# [openSUSE10.1] Probleme mit C-Compiler (LIBGCC)



## mtruels (13. Januar 2008)

Hallo werte Forengemeinde,
ja, ich muss gestehen: Ich bin Windows-Nutzer und das letzte Mal das ich Linux auf dem Rechner hatte war vor fast 10 Jahren.

Jetzt habe ich aber einen Linux-Webserver (opensuse 10.1).
Bis jetzt musste ich auch nur selten in die Console, jedoch wollte ich jetzt 2 Applikationen draufspielen und schon das Problem: 
Kein gcc, kein cc, kein gc, kein cl...also google anwerfen: Einige Treffer, aber wenig verwertbares und nichts hilfreiches.

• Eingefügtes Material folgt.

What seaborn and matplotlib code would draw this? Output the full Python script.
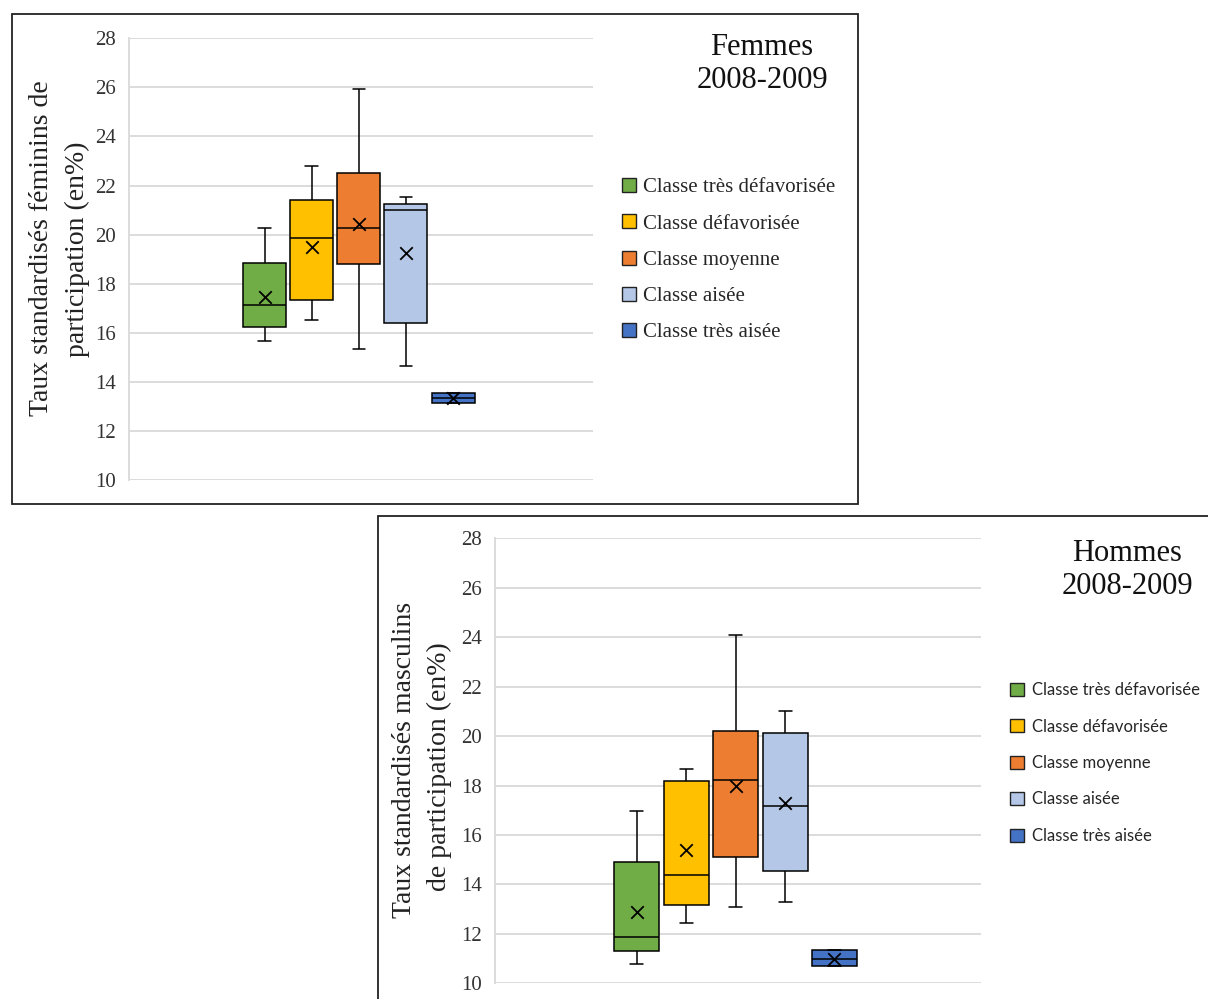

Und ich habe auch ein wenig Angst vorm rumexperimentieren da ich nicht wie zu Hause einfach heimlich alles neuinstallieren kann, wenn ich mal was falsch gemacht habe.

Also ich habe im yast die libgcc installiert (jedenfalls hat er was installiert), aber geholfen hat das nichts.

Ich hoffe das ihr mir (wie schon einige Male, dafür vielen Dank!) weithelfen könnt

mfg Mark


----------